### SET EXERCISE
Output all the data exactly. Pictures do not belong in the copy.
=== PROVIDED MATERIAL ===
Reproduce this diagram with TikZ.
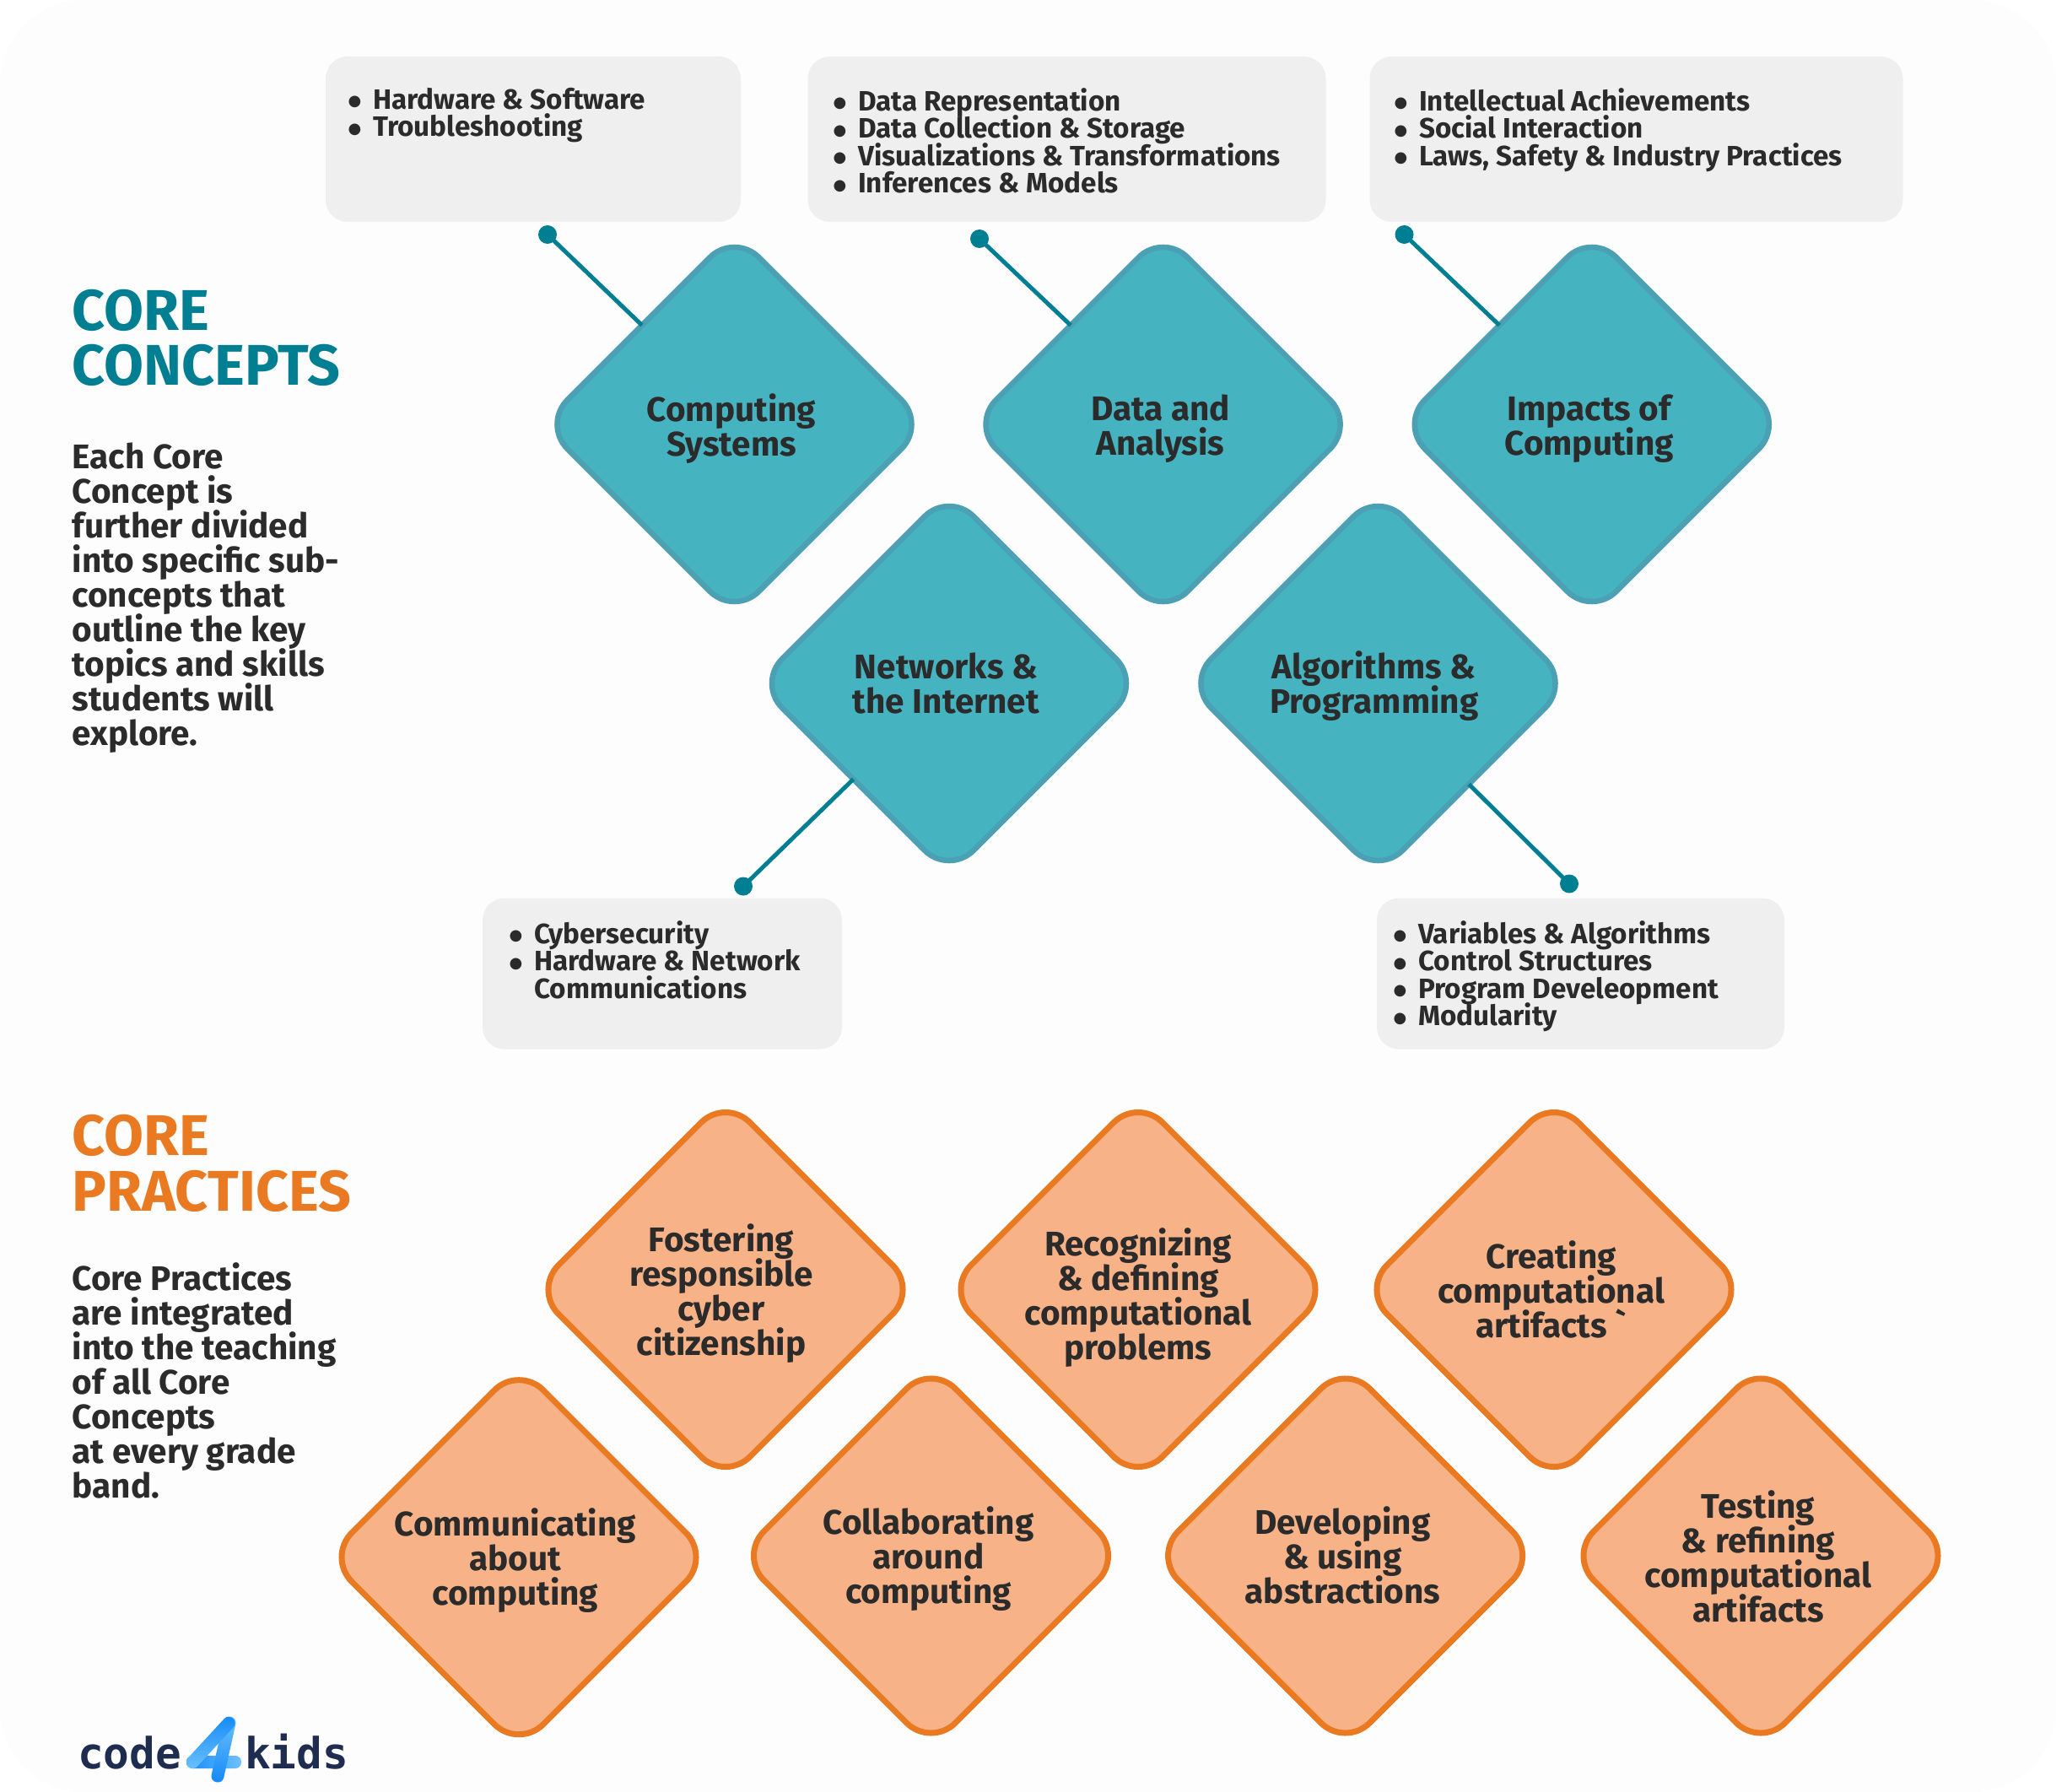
\documentclass[tikz,border=0pt]{standalone}
\usepackage{fontspec}
\setmainfont{Fira Sans}[BoldFont=* Bold]
\newfontfamily\gravefont{Fira Sans}[BoldFont=* Bold]
\newfontfamily\logofont{DejaVu Sans Mono}[BoldFont=* Bold]
\newfontfamily\dotfont{DejaVu Sans}
\usetikzlibrary{shapes.geometric}
\definecolor{pagebg}{HTML}{FDFDFD}
\definecolor{boxgrey}{HTML}{EFEFEF}
\definecolor{inkdark}{HTML}{2B2B2B}
\definecolor{tealdark}{HTML}{007F92}
\definecolor{tealfill}{HTML}{46B3C1}
\definecolor{tealedge}{HTML}{4BA1B3}
\definecolor{orangefill}{HTML}{F7B387}
\definecolor{orangeedge}{HTML}{EA7A22}
\definecolor{logonavy}{HTML}{1E2C50}
\definecolor{logoa}{HTML}{1289F9}
\definecolor{logob}{HTML}{6FC2FB}
\tikzset{
  tealdia/.style={draw=tealedge,fill=tealfill,line width=6.5pt,shape=diamond,aspect=1,minimum width=454pt,minimum height=454pt,inner sep=0pt,outer sep=0pt,rounded corners=41pt},
  orangedia/.style={draw=orangeedge,fill=orangefill,line width=7pt,shape=diamond,aspect=1,minimum width=454pt,minimum height=454pt,inner sep=0pt,outer sep=0pt,rounded corners=41pt},
  dialabel/.style={text=inkdark,align=center,inner sep=0pt,font=\fontsize{40.5}{41}\selectfont\bfseries,execute at begin node=\strut,execute at end node=\strut},
  infobox/.style={fill=boxgrey,rounded corners=26pt,inner sep=0pt,outer sep=0pt,anchor=north west},
  infotext/.style={text=inkdark,align=left,inner sep=0pt,anchor=north west,font=\fontsize{33.2}{32.6}\selectfont\bfseries},
  heading/.style={align=left,inner sep=0pt,anchor=north west,font=\fontsize{68}{65.5}\selectfont\bfseries},
  bodytext/.style={text=inkdark,align=left,inner sep=0pt,anchor=north west,font=\fontsize{40.5}{41}\selectfont\bfseries},
  linkline/.style={draw=tealdark,line width=5pt},
  linkdot/.style={circle,fill=tealdark,inner sep=0pt,minimum size=22pt},
  logotext/.style={text=logonavy,inner sep=0pt,anchor=base west,font=\fontsize{51}{51}\logofont\bfseries},
}
\newcommand{\itm}[1]{\makebox[34pt][l]{\hspace*{4.5pt}\smash{\raisebox{3.5pt}{\fontsize{18}{18}\dotfont ●}}}\strut#1}
\newcommand{\itmc}[1]{\makebox[34pt][l]{}\strut#1}
\begin{document}
\lineskiplimit=-200pt
\begin{tikzpicture}[x=1pt,y=-1pt]
\useasboundingbox (0,0) rectangle (2437,2124);
\fill[white] (0,0) rectangle (2437,2124);
\fill[pagebg,rounded corners=100pt] (0,0) rectangle (2437,2124);

% info boxes
\node[infobox,minimum width=492pt,minimum height=196pt] (b1) at (386,67) {};
\node[infobox,minimum width=614pt,minimum height=196pt] (b2) at (957.5,67) {};
\node[infobox,minimum width=632pt,minimum height=196pt] (b3) at (1623.5,67) {};
\node[infobox,minimum width=426pt,minimum height=179pt] (b4) at (572,1064.5) {};
\node[infobox,minimum width=483pt,minimum height=179pt] (b5) at (1632,1064.5) {};

\node[infotext] (t1) at (408,104) {\itm{Hardware \& Software}\\\itm{Troubleshooting}};
\node[infotext] (t2) at (983,104) {\itm{Data Representation}\\\itm{Data Collection \& Storage}\\\itm{Visualizations \& Transformations}\\\itm{Inferences \& Models}};
\node[infotext] (t3) at (1648,104) {\itm{Intellectual Achievements}\\\itm{Social Interaction}\\\itm{Laws, Safety \& Industry Practices}};
\node[infotext] (t4) at (599,1091) {\itm{Cybersecurity}\\\itm{Hardware \& Network}\\\itmc{Communications}};
\node[infotext] (t5) at (1647,1091) {\itm{Variables \& Algorithms}\\\itm{Control Structures}\\\itm{Program Develeopment}\\\itm{Modularity}};

% core concept diamonds
\node[tealdia] (cs) at (870.5,503) {};
\node[tealdia] (da) at (1378.6,503) {};
\node[tealdia] (ic) at (1886.8,503) {};
\node[tealdia] (ni) at (1125,810) {};
\node[tealdia] (ap) at (1633.5,810) {};

% connectors
\node[linkdot] (d1) at (649,278) {};
\node[linkdot] (d2) at (1161,283) {};
\node[linkdot] (d3) at (1664.5,278) {};
\node[linkdot] (d4) at (881,1050.5) {};
\node[linkdot] (d5) at (1860,1047.5) {};
\draw[linkline] (d1.center) -- (cs.133.6);
\draw[linkline] (d2.center) -- (da.133.5);
\draw[linkline] (d3.center) -- (ic.133.9);
\draw[linkline] (d4.center) -- (ni.225);
\draw[linkline] (d5.center) -- (ap.312.3);

\node[dialabel] (csl) at (867,509.5) {Computing\\Systems};
\node[dialabel] (dal) at (1375.5,509.5) {Data and\\Analysis};
\node[dialabel] (icl) at (1883.7,509.5) {Impacts of\\Computing};
\node[dialabel] (nil) at (1121.4,816) {Networks \&\\the Internet};
\node[dialabel] (apl) at (1628.8,815) {Algorithms \&\\Programming};

% core practice diamonds
\node[orangedia] (fr) at (860,1528.5) {};
\node[orangedia] (rd) at (1349,1528.5) {};
\node[orangedia] (cc) at (1842,1528.5) {};
\node[orangedia] (ca) at (615,1845.7) {};
\node[orangedia] (cl) at (1103.5,1844) {};
\node[orangedia] (du) at (1594.6,1844) {};
\node[orangedia] (tr) at (2087,1844) {};

\node[dialabel] (frl) at (855,1535) {Fostering\\responsible\\cyber\\citizenship};
\node[dialabel] (rdl) at (1349,1540) {Recognizing\\\& defining\\computational\\problems};
\node[dialabel] (ccl) at (1838.6,1534) {Creating\\computational\\artifacts {\gravefont\bfseries`}};
\node[dialabel] (cal) at (610.8,1851) {Communicating\\about\\computing};
\node[dialabel] (cll) at (1100.4,1849) {Collaborating\\around\\computing};
\node[dialabel] (dul) at (1591.5,1849) {Developing\\\& using\\abstractions};
\node[dialabel] (trl) at (2084,1851) {Testing\\\& refining\\computational\\artifacts};

% headings and descriptions
\node[heading,text=tealdark] (h1) at (85.5,343) {CORE\\CONCEPTS};
\node[bodytext] (p1) at (85.5,525) {Each Core\\Concept is\\further divided\\into specific sub-\\concepts that\\outline the key\\topics and skills\\students will\\explore.};
\node[heading,text=orangeedge] (h2) at (85.5,1321.5) {CORE\\PRACTICES};
\node[bodytext] (p2) at (85.5,1496) {Core Practices\\are integrated\\into the teaching\\of all Core\\Concepts\\at every grade\\band.};

% logo
\node[logotext] (lc) at (92,2096) {code};
\node[logotext] (lk) at (290,2096) {kids};
\shade[left color=logoa,right color=logob,rounded corners=7pt] (221,2081) rectangle (286,2096);
\shade[top color=logob,bottom color=logoa,rounded corners=7pt] (280.9,2036.3) -- (266.3,2033.1) -- (249.1,2110.7) -- (263.7,2113.9) -- cycle;
\shade[top color=logoa,bottom color=logob,rounded corners=7pt] (281.5,2042) -- (270.5,2032) -- (217.9,2089) -- (228.9,2099) -- cycle;
\end{tikzpicture}
\end{document}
===
### REPLY TO THE EXERCISE
Reproduce this diagram with TikZ.
\documentclass[tikz,border=0pt]{standalone}
\usepackage{fontspec}
\setmainfont{Fira Sans}[BoldFont=* Bold]
\newfontfamily\gravefont{Fira Sans}[BoldFont=* Bold]
\newfontfamily\logofont{DejaVu Sans Mono}[BoldFont=* Bold]
\newfontfamily\dotfont{DejaVu Sans}
\usetikzlibrary{shapes.geometric}
\definecolor{pagebg}{HTML}{FDFDFD}
\definecolor{boxgrey}{HTML}{EFEFEF}
\definecolor{inkdark}{HTML}{2B2B2B}
\definecolor{tealdark}{HTML}{007F92}
\definecolor{tealfill}{HTML}{46B3C1}
\definecolor{tealedge}{HTML}{4BA1B3}
\definecolor{orangefill}{HTML}{F7B387}
\definecolor{orangeedge}{HTML}{EA7A22}
\definecolor{logonavy}{HTML}{1E2C50}
\definecolor{logoa}{HTML}{1289F9}
\definecolor{logob}{HTML}{6FC2FB}
\tikzset{
  tealdia/.style={draw=tealedge,fill=tealfill,line width=6.5pt,shape=diamond,aspect=1,minimum width=454pt,minimum height=454pt,inner sep=0pt,outer sep=0pt,rounded corners=41pt},
  orangedia/.style={draw=orangeedge,fill=orangefill,line width=7pt,shape=diamond,aspect=1,minimum width=454pt,minimum height=454pt,inner sep=0pt,outer sep=0pt,rounded corners=41pt},
  dialabel/.style={text=inkdark,align=center,inner sep=0pt,font=\fontsize{40.5}{41}\selectfont\bfseries,execute at begin node=\strut,execute at end node=\strut},
  infobox/.style={fill=boxgrey,rounded corners=26pt,inner sep=0pt,outer sep=0pt,anchor=north west},
  infotext/.style={text=inkdark,align=left,inner sep=0pt,anchor=north west,font=\fontsize{33.2}{32.6}\selectfont\bfseries},
  heading/.style={align=left,inner sep=0pt,anchor=north west,font=\fontsize{68}{65.5}\selectfont\bfseries},
  bodytext/.style={text=inkdark,align=left,inner sep=0pt,anchor=north west,font=\fontsize{40.5}{41}\selectfont\bfseries},
  linkline/.style={draw=tealdark,line width=5pt},
  linkdot/.style={circle,fill=tealdark,inner sep=0pt,minimum size=22pt},
  logotext/.style={text=logonavy,inner sep=0pt,anchor=base west,font=\fontsize{51}{51}\logofont\bfseries},
}
\newcommand{\itm}[1]{\makebox[34pt][l]{\hspace*{4.5pt}\smash{\raisebox{3.5pt}{\fontsize{18}{18}\dotfont ●}}}\strut#1}
\newcommand{\itmc}[1]{\makebox[34pt][l]{}\strut#1}
\begin{document}
\lineskiplimit=-200pt
\begin{tikzpicture}[x=1pt,y=-1pt]
\useasboundingbox (0,0) rectangle (2437,2124);
\fill[white] (0,0) rectangle (2437,2124);
\fill[pagebg,rounded corners=100pt] (0,0) rectangle (2437,2124);

% info boxes
\node[infobox,minimum width=492pt,minimum height=196pt] (b1) at (386,67) {};
\node[infobox,minimum width=614pt,minimum height=196pt] (b2) at (957.5,67) {};
\node[infobox,minimum width=632pt,minimum height=196pt] (b3) at (1623.5,67) {};
\node[infobox,minimum width=426pt,minimum height=179pt] (b4) at (572,1064.5) {};
\node[infobox,minimum width=483pt,minimum height=179pt] (b5) at (1632,1064.5) {};

\node[infotext] (t1) at (408,104) {\itm{Hardware \& Software}\\\itm{Troubleshooting}};
\node[infotext] (t2) at (983,104) {\itm{Data Representation}\\\itm{Data Collection \& Storage}\\\itm{Visualizations \& Transformations}\\\itm{Inferences \& Models}};
\node[infotext] (t3) at (1648,104) {\itm{Intellectual Achievements}\\\itm{Social Interaction}\\\itm{Laws, Safety \& Industry Practices}};
\node[infotext] (t4) at (599,1091) {\itm{Cybersecurity}\\\itm{Hardware \& Network}\\\itmc{Communications}};
\node[infotext] (t5) at (1647,1091) {\itm{Variables \& Algorithms}\\\itm{Control Structures}\\\itm{Program Develeopment}\\\itm{Modularity}};

% core concept diamonds
\node[tealdia] (cs) at (870.5,503) {};
\node[tealdia] (da) at (1378.6,503) {};
\node[tealdia] (ic) at (1886.8,503) {};
\node[tealdia] (ni) at (1125,810) {};
\node[tealdia] (ap) at (1633.5,810) {};

% connectors
\node[linkdot] (d1) at (649,278) {};
\node[linkdot] (d2) at (1161,283) {};
\node[linkdot] (d3) at (1664.5,278) {};
\node[linkdot] (d4) at (881,1050.5) {};
\node[linkdot] (d5) at (1860,1047.5) {};
\draw[linkline] (d1.center) -- (cs.133.6);
\draw[linkline] (d2.center) -- (da.133.5);
\draw[linkline] (d3.center) -- (ic.133.9);
\draw[linkline] (d4.center) -- (ni.225);
\draw[linkline] (d5.center) -- (ap.312.3);

\node[dialabel] (csl) at (867,509.5) {Computing\\Systems};
\node[dialabel] (dal) at (1375.5,509.5) {Data and\\Analysis};
\node[dialabel] (icl) at (1883.7,509.5) {Impacts of\\Computing};
\node[dialabel] (nil) at (1121.4,816) {Networks \&\\the Internet};
\node[dialabel] (apl) at (1628.8,815) {Algorithms \&\\Programming};

% core practice diamonds
\node[orangedia] (fr) at (860,1528.5) {};
\node[orangedia] (rd) at (1349,1528.5) {};
\node[orangedia] (cc) at (1842,1528.5) {};
\node[orangedia] (ca) at (615,1845.7) {};
\node[orangedia] (cl) at (1103.5,1844) {};
\node[orangedia] (du) at (1594.6,1844) {};
\node[orangedia] (tr) at (2087,1844) {};

\node[dialabel] (frl) at (855,1535) {Fostering\\responsible\\cyber\\citizenship};
\node[dialabel] (rdl) at (1349,1540) {Recognizing\\\& defining\\computational\\problems};
\node[dialabel] (ccl) at (1838.6,1534) {Creating\\computational\\artifacts {\gravefont\bfseries`}};
\node[dialabel] (cal) at (610.8,1851) {Communicating\\about\\computing};
\node[dialabel] (cll) at (1100.4,1849) {Collaborating\\around\\computing};
\node[dialabel] (dul) at (1591.5,1849) {Developing\\\& using\\abstractions};
\node[dialabel] (trl) at (2084,1851) {Testing\\\& refining\\computational\\artifacts};

% headings and descriptions
\node[heading,text=tealdark] (h1) at (85.5,343) {CORE\\CONCEPTS};
\node[bodytext] (p1) at (85.5,525) {Each Core\\Concept is\\further divided\\into specific sub-\\concepts that\\outline the key\\topics and skills\\students will\\explore.};
\node[heading,text=orangeedge] (h2) at (85.5,1321.5) {CORE\\PRACTICES};
\node[bodytext] (p2) at (85.5,1496) {Core Practices\\are integrated\\into the teaching\\of all Core\\Concepts\\at every grade\\band.};

% logo
\node[logotext] (lc) at (92,2096) {code};
\node[logotext] (lk) at (290,2096) {kids};
\shade[left color=logoa,right color=logob,rounded corners=7pt] (221,2081) rectangle (286,2096);
\shade[top color=logob,bottom color=logoa,rounded corners=7pt] (280.9,2036.3) -- (266.3,2033.1) -- (249.1,2110.7) -- (263.7,2113.9) -- cycle;
\shade[top color=logoa,bottom color=logob,rounded corners=7pt] (281.5,2042) -- (270.5,2032) -- (217.9,2089) -- (228.9,2099) -- cycle;
\end{tikzpicture}
\end{document}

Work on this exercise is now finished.